The closure of Clyde’s main street is accepted by most business owners as disruptive but necessary.

Sunderland St will be closed from Holloway to Naylor Sts from Monday until the end of October for stormwater upgrades.

Holloway St has been closed since the beginning of May for similar work. Initially that work was to be finished by June 9. The deadline for that was extended until the end of June.

In July, Holloway St business owners were upset to be told there would be a two-month extension because of ‘‘multiple unexpected water faults’’.

An artists impression of Sunderland St, Clyde, when the work which starts next week is completed.

The Clyde Heritage Precinct has been undergoing upgrades since 2021 to create more shared public spaces and improve accessibility — something that was consulted on through the Central Otago District Council’s 10-year plan.

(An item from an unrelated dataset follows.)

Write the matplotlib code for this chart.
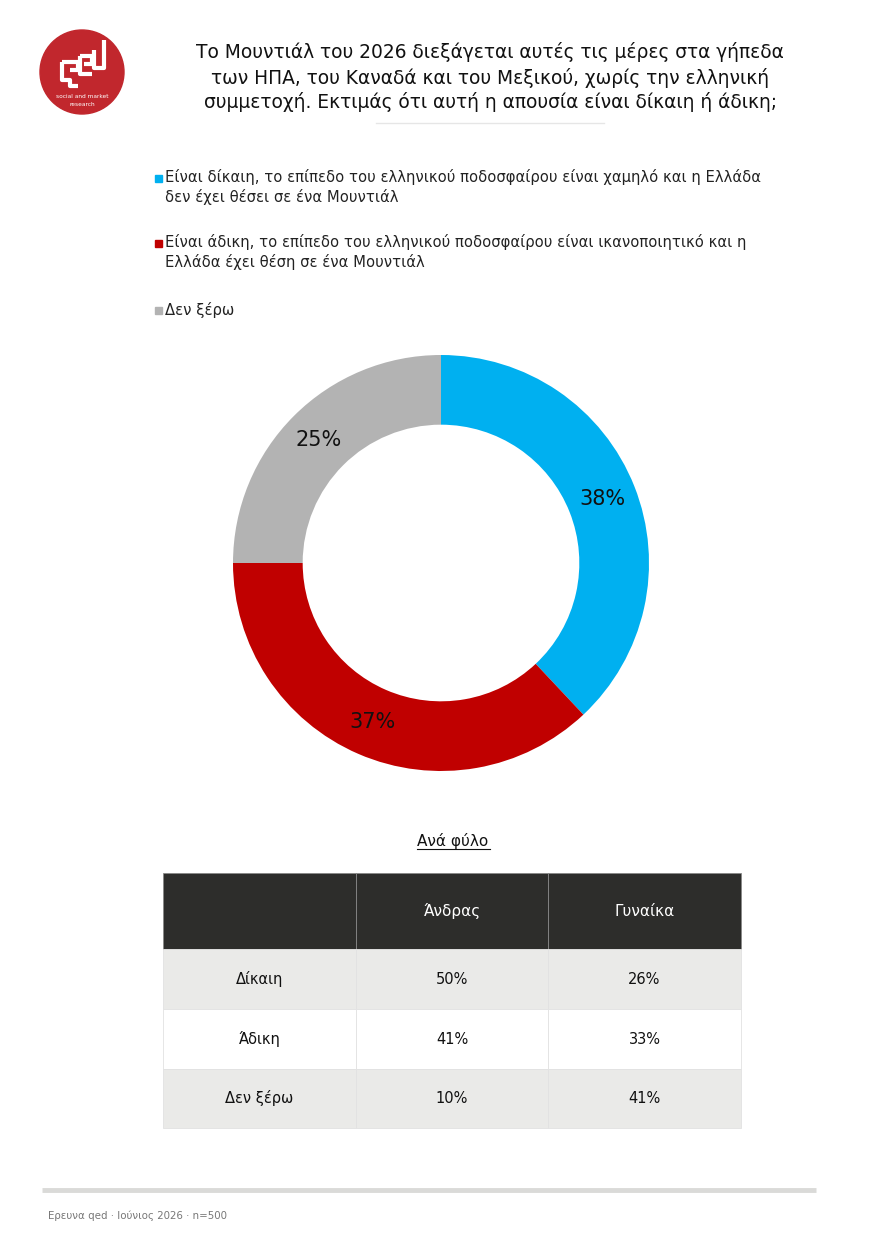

The project started by opening up the walkway from Matau St to Miners Lane and extending Miners Lane to create a one-way through road.

Last year a central community space was completed in Lodge Lane.

The next step, a similar makeover in Holloway and Sunderland Sts, saw Holloway St closed off in April and it is still closed.

This week Central Otago District Council senior land development engineer Dan Kirkman said the major works in Holloway St were expected to be completed by the end of the month.

Olivers owner David Ritchie said the timing of the closure was unfortunate but he accepted the town’s infrastructure had to be improved.

‘‘We’ve talked to the council and expressed our view.’’

There had been two or three years of work going on in the town with the wastewater system being installed but the end result was very beneficial to the town, Mr Ritchie said.

Touch Yarns owner Kylie Knapp said she thought the end result would be good and people tended to walk around Clyde.

‘‘It’s just one of those things.’’

However, Central Cycle Trail owner Brendon Urlich said while they welcomed the improvements the work would bring, such as excellent public bathrooms and reducing the speed to make things safer, the timing should make any business owner anxious.

‘‘The tourism industry is still getting back on its feet so any disruption or added costs are not welcome.

‘‘We have been giving feedback to the CODC to minimise any potential disruptions and the most obvious is to do any major works during the off-season. We have been assured that things will go to plan so we will have towait and see.

‘‘I dearly hope that if there are any delays that the contingency is to stop work, get the street functional and the council come back once the tourist season is over,’’ Mr Urlich said.

Mr Kirkman said the council had held meetings with business owners and the timing was the best compromise for everyone.